What has replaced notation in the modern era is video. A video of a figure is worth pages of Labanotation to most dancers. But video has its own limitations: it captures an instance of a figure, not the idealized form. Two great dancers doing the same feather step will produce two different videos. Notation—at its best—records the figure itself, not a performance of it.
A Surprising Fact
The oldest dance notation we have is not Feuillet. It is a 1445 manuscript called Cervera Manuscript, which records Catalan court dances using tiny textual abbreviations and diagrams. It predates Feuillet by 255 years.
But Cervera notation was never published or standardized. It was a working shorthand for a single dancing-master. Feuillet's 1700 publication is the first universal system, the first one designed to be taught, replicated, and read by anyone who learned the code.

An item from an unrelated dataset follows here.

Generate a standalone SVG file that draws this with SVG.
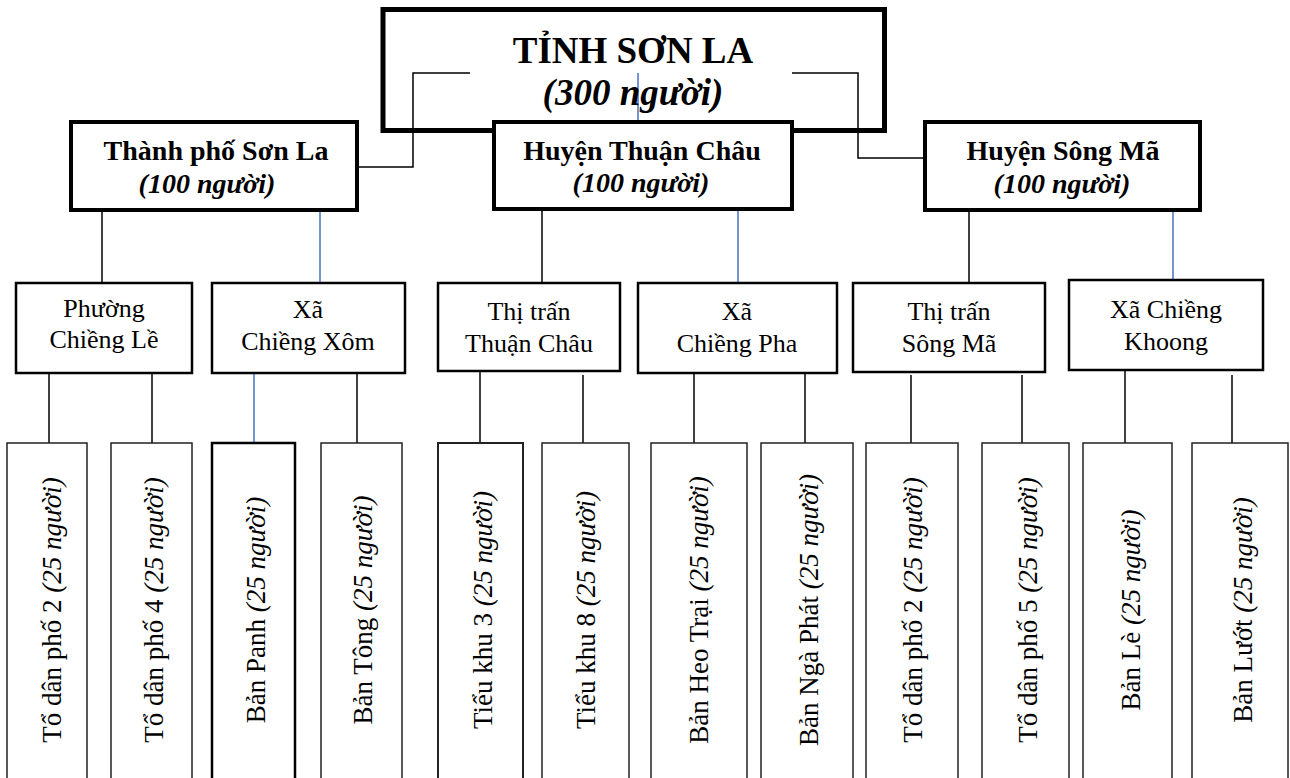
<svg xmlns="http://www.w3.org/2000/svg" width="1290" height="778" viewBox="0 0 1290 778">
<style>
text{font-family:"Liberation Serif","Times New Roman",serif;fill:#000}
.b{font-weight:bold}
.i{font-style:italic}
.t1{font-size:37px}
.t2{font-size:28px}
.t3{font-size:26px}
.t4{font-size:27px}
.box1{fill:#fff;stroke:#000;stroke-width:5}
.box2{fill:#fff;stroke:#000;stroke-width:4}
.box3{fill:#fff;stroke:#000;stroke-width:2.5}
.box4{fill:#fff;stroke:#222;stroke-width:1.5}
.c{fill:none;stroke:#000;stroke-width:1.5}
.cb{fill:none;stroke:#4472C4;stroke-width:1.5}
</style>
<rect width="1290" height="778" fill="#fff"/>

<g id="connectors">
  <polyline class="c" points="470,73 413,73 413,167 357,167"/>
  <polyline class="c" points="792,73 858,73 858,158 925,158"/>
  <line class="cb" x1="638" y1="73" x2="638" y2="122"/>
  <line class="c" x1="102" y1="210" x2="102" y2="283"/>
  <line class="cb" x1="320" y1="210" x2="320" y2="283"/>
  <line class="c" x1="542" y1="209" x2="542" y2="283"/>
  <line class="cb" x1="738" y1="209" x2="738" y2="283"/>
  <line class="c" x1="969" y1="210" x2="969" y2="283"/>
  <line class="cb" x1="1173" y1="210" x2="1173" y2="280"/>
  <line class="c" x1="49" y1="373" x2="49" y2="443"/>
  <line class="c" x1="152" y1="373" x2="152" y2="443"/>
  <line class="cb" x1="254" y1="373" x2="254" y2="443"/>
  <line class="c" x1="357" y1="373" x2="357" y2="443"/>
  <line class="c" x1="480" y1="371" x2="480" y2="443"/>
  <line class="c" x1="583" y1="375" x2="583" y2="443"/>
  <line class="c" x1="694" y1="373" x2="694" y2="443"/>
  <line class="c" x1="805" y1="373" x2="805" y2="443"/>
  <line class="c" x1="911" y1="375" x2="911" y2="443"/>
  <line class="c" x1="1022" y1="375" x2="1022" y2="443"/>
  <line class="c" x1="1125" y1="370" x2="1125" y2="443"/>
  <line class="c" x1="1232" y1="375" x2="1232" y2="443"/>
</g>

<g id="tinh-son-la">
  <rect class="box1" x="383" y="9.5" width="501.5" height="121" fill="none" style="fill:none"/>
  <text class="b t1" x="633" y="63" text-anchor="middle">TỈNH SƠN LA</text>
  <text class="b i t1" x="633" y="105" text-anchor="middle">(300 người)</text>
</g>

<g id="tp-son-la">
  <rect class="box2" x="71" y="122" width="286" height="88"/>
  <text class="b t2" x="216" y="160" text-anchor="middle">Thành phố Sơn La</text>
  <text class="b i t2" x="207" y="193" text-anchor="middle">(100 người)</text>
</g>
<g id="h-thuan-chau">
  <rect class="box2" x="494" y="122" width="298" height="87"/>
  <text class="b t2" x="642" y="160" text-anchor="middle">Huyện Thuận Châu</text>
  <text class="b i t2" x="641" y="192" text-anchor="middle">(100 người)</text>
</g>
<g id="h-song-ma">
  <rect class="box2" x="925" y="122" width="275" height="88"/>
  <text class="b t2" x="1063" y="160" text-anchor="middle">Huyện Sông Mã</text>
  <text class="b i t2" x="1062" y="193" text-anchor="middle">(100 người)</text>
</g>

<g id="p-chieng-le">
  <rect class="box3" x="16" y="283" width="176" height="90"/>
  <text class="t3" x="104" y="317" text-anchor="middle">Phường</text>
  <text class="t3" x="104" y="348" text-anchor="middle">Chiềng Lề</text>
</g>
<g id="x-chieng-xom">
  <rect class="box3" x="212" y="283" width="193" height="90"/>
  <text class="t3" x="308" y="318" text-anchor="middle">Xã</text>
  <text class="t3" x="308" y="350" text-anchor="middle">Chiềng Xôm</text>
</g>
<g id="tt-thuan-chau">
  <rect class="box3" x="438" y="283" width="182" height="88"/>
  <text class="t3" x="529" y="320" text-anchor="middle">Thị trấn</text>
  <text class="t3" x="529" y="352" text-anchor="middle">Thuận Châu</text>
</g>
<g id="x-chieng-pha">
  <rect class="box3" x="638" y="283" width="199" height="90"/>
  <text class="t3" x="737" y="320" text-anchor="middle">Xã</text>
  <text class="t3" x="737" y="352" text-anchor="middle">Chiềng Pha</text>
</g>
<g id="tt-song-ma">
  <rect class="box3" x="853" y="283" width="192" height="89"/>
  <text class="t3" x="949" y="320" text-anchor="middle">Thị trấn</text>
  <text class="t3" x="949" y="352" text-anchor="middle">Sông Mã</text>
</g>
<g id="x-chieng-khoong">
  <rect class="box3" x="1069" y="280" width="194" height="90"/>
  <text class="t3" x="1166" y="318" text-anchor="middle">Xã Chiềng</text>
  <text class="t3" x="1166" y="350" text-anchor="middle">Khoong</text>
</g>

<g id="to-dan-pho-2-a">
  <rect class="box4" x="7" y="443" width="80" height="350"/>
  <text class="t4" transform="translate(61,610) rotate(-90)" text-anchor="middle">Tổ dân phố 2 <tspan class="i">(25 người)</tspan></text>
</g>
<g id="to-dan-pho-4">
  <rect class="box4" x="111" y="443" width="81" height="350"/>
  <text class="t4" transform="translate(163,610) rotate(-90)" text-anchor="middle">Tổ dân phố 4 <tspan class="i">(25 người)</tspan></text>
</g>
<g id="ban-panh">
  <rect class="box4" x="212" y="443" width="83" height="350" style="stroke-width:2.5;stroke:#000"/>
  <text class="t4" transform="translate(265,610) rotate(-90)" text-anchor="middle">Bản Panh <tspan class="i">(25 người)</tspan></text>
</g>
<g id="ban-tong">
  <rect class="box4" x="321" y="443" width="81" height="350"/>
  <text class="t4" transform="translate(372,610) rotate(-90)" text-anchor="middle">Bản Tông <tspan class="i">(25 người)</tspan></text>
</g>
<g id="tieu-khu-3">
  <rect class="box4" x="438" y="443" width="85" height="350" style="stroke-width:2"/>
  <text class="t4" transform="translate(492,610) rotate(-90)" text-anchor="middle">Tiểu khu 3 <tspan class="i">(25 người)</tspan></text>
</g>
<g id="tieu-khu-8">
  <rect class="box4" x="542" y="443" width="87" height="350"/>
  <text class="t4" transform="translate(595,610) rotate(-90)" text-anchor="middle">Tiểu khu 8 <tspan class="i">(25 người)</tspan></text>
</g>
<g id="ban-heo-trai">
  <rect class="box4" x="651" y="443" width="96" height="350"/>
  <text class="t4" transform="translate(708,610) rotate(-90)" text-anchor="middle">Bản Heo Trại <tspan class="i">(25 người)</tspan></text>
</g>
<g id="ban-nga-phat">
  <rect class="box4" x="761" y="443" width="92" height="350"/>
  <text class="t4" transform="translate(818,610) rotate(-90)" text-anchor="middle">Bản Ngà Phát <tspan class="i">(25 người)</tspan></text>
</g>
<g id="to-dan-pho-2-b">
  <rect class="box4" x="866" y="443" width="92" height="350"/>
  <text class="t4" transform="translate(922,610) rotate(-90)" text-anchor="middle">Tổ dân phố 2 <tspan class="i">(25 người)</tspan></text>
</g>
<g id="to-dan-pho-5">
  <rect class="box4" x="982" y="443" width="87" height="350"/>
  <text class="t4" transform="translate(1037,610) rotate(-90)" text-anchor="middle">Tổ dân phố 5 <tspan class="i">(25 người)</tspan></text>
</g>
<g id="ban-le">
  <rect class="box4" x="1083" y="443" width="89" height="350"/>
  <text class="t4" transform="translate(1140,610) rotate(-90)" text-anchor="middle">Bản Lè <tspan class="i">(25 người)</tspan></text>
</g>
<g id="ban-luot">
  <rect class="box4" x="1192" y="443" width="96" height="350"/>
  <text class="t4" transform="translate(1252,610) rotate(-90)" text-anchor="middle">Bản Lướt <tspan class="i">(25 người)</tspan></text>
</g>
</svg>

Three and a half centuries later, we are still working on that same problem.
Further Exploration
To see Feuillet notation in action and explore the historical figures in the LODance library, visit lodance.app. For a deeper dive into how LODance connects notation systems across centuries of partner dance, see our Rosetta Stone of dance figures article.
Writing dance down may be impossible. But the attempt to do so is one of the most interesting unsolved problems in the arts—and it has given us some of the most beautiful scripts humans have ever devised.